◆ **Requirements**: Gather up every line that includes the string "matplotlib".

◆ **Dataset extract**:

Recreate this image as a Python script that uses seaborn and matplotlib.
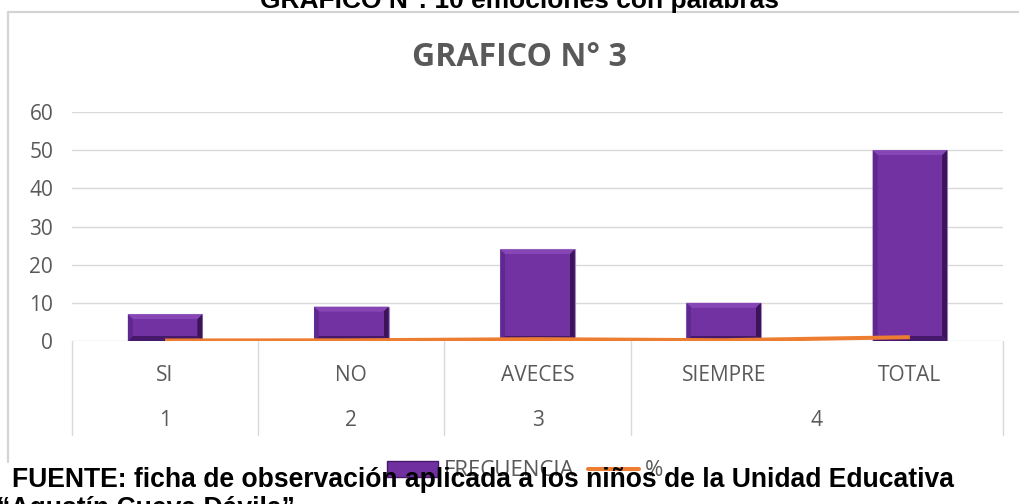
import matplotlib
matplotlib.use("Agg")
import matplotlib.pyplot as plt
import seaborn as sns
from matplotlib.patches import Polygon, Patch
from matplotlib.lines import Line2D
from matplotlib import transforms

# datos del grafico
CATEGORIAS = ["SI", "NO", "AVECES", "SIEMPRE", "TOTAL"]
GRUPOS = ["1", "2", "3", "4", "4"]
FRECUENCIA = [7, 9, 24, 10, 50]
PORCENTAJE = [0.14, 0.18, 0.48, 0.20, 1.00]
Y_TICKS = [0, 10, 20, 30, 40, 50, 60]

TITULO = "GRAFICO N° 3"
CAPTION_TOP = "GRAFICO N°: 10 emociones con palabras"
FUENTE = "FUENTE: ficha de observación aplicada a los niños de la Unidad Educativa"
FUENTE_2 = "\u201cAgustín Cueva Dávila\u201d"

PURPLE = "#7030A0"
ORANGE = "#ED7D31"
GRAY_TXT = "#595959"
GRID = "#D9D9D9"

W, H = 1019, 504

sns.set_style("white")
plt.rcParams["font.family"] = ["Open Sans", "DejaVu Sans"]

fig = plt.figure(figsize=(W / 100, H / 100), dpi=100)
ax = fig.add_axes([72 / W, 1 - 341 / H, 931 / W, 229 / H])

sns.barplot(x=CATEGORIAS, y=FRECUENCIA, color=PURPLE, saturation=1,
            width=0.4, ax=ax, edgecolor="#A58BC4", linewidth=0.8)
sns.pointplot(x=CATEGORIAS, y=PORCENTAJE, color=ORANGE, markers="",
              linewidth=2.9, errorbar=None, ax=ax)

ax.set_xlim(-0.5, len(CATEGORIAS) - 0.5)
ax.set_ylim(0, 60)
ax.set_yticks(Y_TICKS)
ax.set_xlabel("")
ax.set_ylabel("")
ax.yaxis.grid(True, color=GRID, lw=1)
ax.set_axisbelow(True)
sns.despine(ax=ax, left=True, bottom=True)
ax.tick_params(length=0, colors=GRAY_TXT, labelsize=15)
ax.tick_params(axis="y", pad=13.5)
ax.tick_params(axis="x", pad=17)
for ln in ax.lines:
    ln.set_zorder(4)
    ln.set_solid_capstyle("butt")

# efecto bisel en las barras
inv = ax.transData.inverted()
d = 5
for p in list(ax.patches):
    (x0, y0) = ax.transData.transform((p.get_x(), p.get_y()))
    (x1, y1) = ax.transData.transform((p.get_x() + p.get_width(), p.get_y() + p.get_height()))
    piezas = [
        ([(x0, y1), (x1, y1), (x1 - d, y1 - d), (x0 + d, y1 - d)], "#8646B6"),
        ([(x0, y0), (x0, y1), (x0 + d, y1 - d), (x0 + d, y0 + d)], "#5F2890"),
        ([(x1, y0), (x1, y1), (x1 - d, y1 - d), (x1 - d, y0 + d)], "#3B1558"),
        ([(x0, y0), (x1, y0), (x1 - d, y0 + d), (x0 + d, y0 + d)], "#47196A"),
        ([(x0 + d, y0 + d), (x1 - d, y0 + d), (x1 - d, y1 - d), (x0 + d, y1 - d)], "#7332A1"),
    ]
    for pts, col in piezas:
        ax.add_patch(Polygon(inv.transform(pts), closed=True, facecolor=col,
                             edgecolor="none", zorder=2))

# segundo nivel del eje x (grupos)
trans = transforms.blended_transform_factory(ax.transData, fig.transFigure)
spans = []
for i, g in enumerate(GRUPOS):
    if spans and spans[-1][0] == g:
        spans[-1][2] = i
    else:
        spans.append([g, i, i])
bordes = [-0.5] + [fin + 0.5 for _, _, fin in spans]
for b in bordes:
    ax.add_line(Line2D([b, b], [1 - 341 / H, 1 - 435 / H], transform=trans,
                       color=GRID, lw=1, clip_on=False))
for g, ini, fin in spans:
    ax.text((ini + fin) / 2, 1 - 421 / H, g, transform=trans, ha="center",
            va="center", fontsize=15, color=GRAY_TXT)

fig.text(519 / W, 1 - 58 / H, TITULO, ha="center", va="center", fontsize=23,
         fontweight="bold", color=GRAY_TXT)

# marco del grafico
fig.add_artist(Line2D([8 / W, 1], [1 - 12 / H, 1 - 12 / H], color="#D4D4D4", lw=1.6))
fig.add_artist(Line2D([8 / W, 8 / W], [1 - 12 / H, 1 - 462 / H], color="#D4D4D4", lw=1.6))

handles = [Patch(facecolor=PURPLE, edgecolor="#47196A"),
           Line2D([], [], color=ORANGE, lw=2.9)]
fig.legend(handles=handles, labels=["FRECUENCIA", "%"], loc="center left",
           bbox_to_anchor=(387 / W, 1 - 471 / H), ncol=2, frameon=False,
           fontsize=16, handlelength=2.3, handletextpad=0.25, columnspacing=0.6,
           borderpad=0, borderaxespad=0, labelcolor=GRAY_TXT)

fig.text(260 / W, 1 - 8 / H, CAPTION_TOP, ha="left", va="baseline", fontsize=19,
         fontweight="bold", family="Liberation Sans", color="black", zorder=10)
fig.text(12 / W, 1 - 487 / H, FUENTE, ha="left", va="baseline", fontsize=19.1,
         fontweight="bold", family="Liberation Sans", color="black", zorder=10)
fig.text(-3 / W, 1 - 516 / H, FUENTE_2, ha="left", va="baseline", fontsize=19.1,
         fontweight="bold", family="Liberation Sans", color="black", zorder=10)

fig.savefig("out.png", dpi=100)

◆ **Finished exercise**:
Recreate this image as a Python script that uses seaborn and matplotlib.
import matplotlib
matplotlib.use("Agg")
import matplotlib.pyplot as plt
from matplotlib.patches import Polygon, Patch
from matplotlib.lines import Line2D
from matplotlib import transforms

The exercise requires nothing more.